An Ode to Those With Broken Hearts

"Shush. You broke my heart. And you acted like somehow it was my fault, my misunderstanding, and I was too in love with you to ever be mad at you, so I just punished myself! For years! But you waltzing in here on my lovely Christmas holiday, and telling me that you don't want to lose me whilst you're about to get MARRIED, somehow newly entitles me to say, it's over. This - This twisted, toxic THING between us, is finally finished! I'm miraculously done being in love with you! Ha!
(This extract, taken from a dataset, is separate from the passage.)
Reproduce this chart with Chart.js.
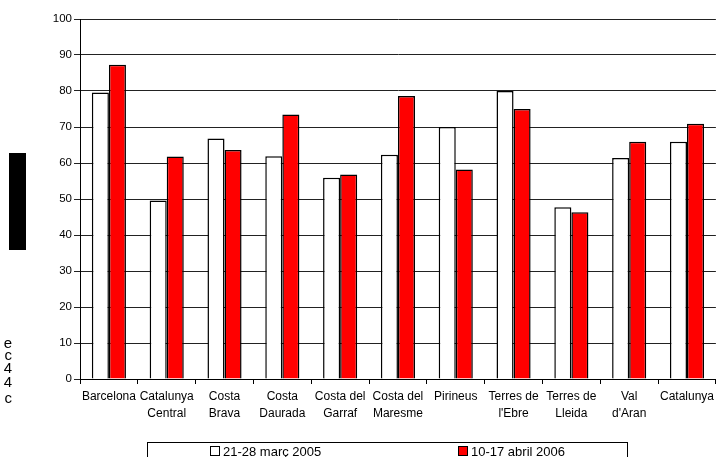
<!DOCTYPE html>
<html>
<head>
<meta charset="utf-8">
<script src="https://cdn.jsdelivr.net/npm/chart.js@4.4.1/dist/chart.umd.min.js"></script>
<style>
    body { margin: 0; background: #fff; font-family: "Liberation Sans", Arial, sans-serif; }
    #wrap { position: relative; width: 718px; height: 457px; overflow: hidden; }
    #chart { position: absolute; left: 0; top: 0; }
    .frag { position: absolute; left: 0; width: 12px; text-align: right; font-size: 15px; line-height: 13px; overflow: hidden; color: #000; }
    #blackBox { position: absolute; left: 9px; top: 153px; width: 17px; height: 97px; background: #000; }
    #legend { position: absolute; left: 147px; top: 442px; width: 481px; height: 24px; border: 1px solid #000; box-sizing: border-box; font-size: 13px; }
    .item { position: absolute; top: 1px; white-space: nowrap; }
    .swatch { display: inline-block; width: 8px; height: 8px; border: 1px solid #000; margin-right: 3px; vertical-align: 0px; }
</style>
</head>
<body>
<div id="wrap">
    <canvas id="chart" width="718" height="457"></canvas>
    <div id="blackBox"></div>
    <div class="frag" style="top:336px">e</div>
    <div class="frag" style="top:348px">c</div>
    <div class="frag" style="top:361px">4</div>
    <div class="frag" style="top:375px">4</div>
    <div class="frag" style="top:391px">c</div>
    <div id="legend"></div>
</div>
<script>
// Categories (two-line labels as in the original)
const categories = [
    ['Barcelona'], ['Catalunya', 'Central'], ['Costa', 'Brava'], ['Costa', 'Daurada'],
    ['Costa del', 'Garraf'], ['Costa del', 'Maresme'], ['Pirineus'], ['Terres de', "l'Ebre"],
    ['Terres de', 'Lleida'], ['Val', "d'Aran"], ['Catalunya']
];

const seriesNames = ['21-28 març 2005', '10-17 abril 2006'];

// Values
const values2005 = [79.6, 49.6, 66.8, 61.9, 55.9, 62.3, 70.0, 80.0, 47.7, 61.4, 65.9];
const values2006 = [87.3, 61.8, 63.6, 73.5, 56.8, 78.6, 58.2, 75.0, 46.3, 65.9, 70.9];

const yTicks = [0, 10, 20, 30, 40, 50, 60, 70, 80, 90, 100];

const colors = ['#ffffff', '#ff0000'];

// Build the legend box
const legend = document.getElementById('legend');
const legendLeft = [62, 310];
seriesNames.forEach((name, i) => {
    const item = document.createElement('div');
    item.className = 'item';
    item.style.left = legendLeft[i] + 'px';
    item.innerHTML = `<span class="swatch" style="background:${colors[i]}"></span>${name}`;
    legend.appendChild(item);
});

new Chart(document.getElementById('chart'), {
    type: 'bar',
    data: {
        labels: categories,
        datasets: [
            {
                label: seriesNames[0],
                data: values2005,
                backgroundColor: colors[0],
                borderColor: '#000',
                borderWidth: 1.5,
                categoryPercentage: 0.59,
                barPercentage: 1
            },
            {
                label: seriesNames[1],
                data: values2006,
                backgroundColor: colors[1],
                borderColor: '#000',
                borderWidth: 1.5,
                categoryPercentage: 0.59,
                barPercentage: 1
            }
        ]
    },
    options: {
        responsive: false,
        animation: false,
        layout: { padding: { top: 19, left: 0, right: 0, bottom: 0 } },
        plugins: {
            legend: { display: false },
            tooltip: { enabled: false }
        },
        scales: {
            x: {
                offset: true,
                afterFit: (scale) => { scale.height = 78; },
                grid: {
                    offset: true,
                    drawOnChartArea: false,
                    drawTicks: true,
                    tickLength: 5,
                    color: '#000'
                },
                border: { color: '#000', width: 1 },
                ticks: {
                    color: '#000',
                    padding: 4,
                    maxRotation: 0,
                    autoSkip: false,
                    font: { family: 'Liberation Sans', size: 12, lineHeight: 1.45 }
                }
            },
            y: {
                min: 0,
                max: 100,
                afterFit: (scale) => { scale.width = 80; },
                afterBuildTicks: (scale) => { scale.ticks = yTicks.map(v => ({ value: v })); },
                grid: {
                    color: '#222',
                    lineWidth: 1,
                    tickLength: 6
                },
                border: { color: '#000', width: 1 },
                ticks: {
                    color: '#000',
                    padding: 2,
                    font: { family: 'Liberation Sans', size: 11.5 }
                }
            }
        }
    }
});
</script>
</body>
</html>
I've got a life to start living.
And you're not going to be in it." Iris (Kate Winslet)-- 'The Holiday'

Friday, April 29, 2011

Royal Wedding Bliss

so if anyone actually reads this blog I'm sure some of you got up super early this morning for the royal wedding. sleep is very important to me especially if I'm working early in the morning. therefore, I slept during the live version of the wedding. i just watched a recap and I'm pretty sure it was the same as the first time around. just saying... but it was a beautiful wedding and I can't imagine one that could be more of a fairytale beginning. it is definitely the event of the century. Prince Harry would be next on the list to be wed... he is fine. There is something about the red hair... if you marry someone with red hair you might end up with red head little children. it would be the cutest thing ever! so that is my short but sweet rant about the wedding... I thought I'd be different than everybody and write about it on my blog instead of facebook :) Toodaloo!!

Monday, April 18, 2011

36 hours in a day??

why is it when I do something wrong it is the worst thing that could ever happen but when I do something right its not even acknowledged. maybe i'm just to fragile and touchy in this hormonal chunk of the month. on another note I made a smore over a fire... that is greatness right there :) nothing can compare to the taste of a fire roasted marshmallow and melted chocolate dripping all over your face just waiting to be licked off and loved... that is the best! I also have to make a cake for thursday bc I promised my girl Jill that I would. rainbow cake with chocolate icing. I cant wait to make it and lick my fingers. theres a lot of licking going on in this post. I love that now I work morning shifts every so often I have time to write on this online journal. blogging has to be one of my favorite things. if I had a list of favourite things this would be on it... maybe I should create a list and post it on here. that could take a while so dont expect anything soon. I wish there was such a thing as extending days... make them longer so we had more time. Like making them 36 hours instead of 24. that would be interesting. then I think everyone would be able to have 8 hours of sleep and they'd still have 28 hours to kill while they are awake. I'm rambling on about pretty much nothing but thats just what I do... theres no changing it. another thing that would be really great would be if there were more activities to do in the lower mainland. we are always at a loss as what to do with our time... we made a list but it is not the most helpful. langley is boring... and the surrounding towns arent the greatest either. some people have the ability to come up with some crazy activities that I would never think of. those people are the ones that can make anything fun and think outside the box. I dont really think outside the box but I do try my darnest. I had a dream the other night about falling in love with a prince and woke up thinking,"Where is he?" I havent found him yet but I'm sure he is out there somewhere I just hope not too far. anywho thats all... TOODLES to all you ladies and gents!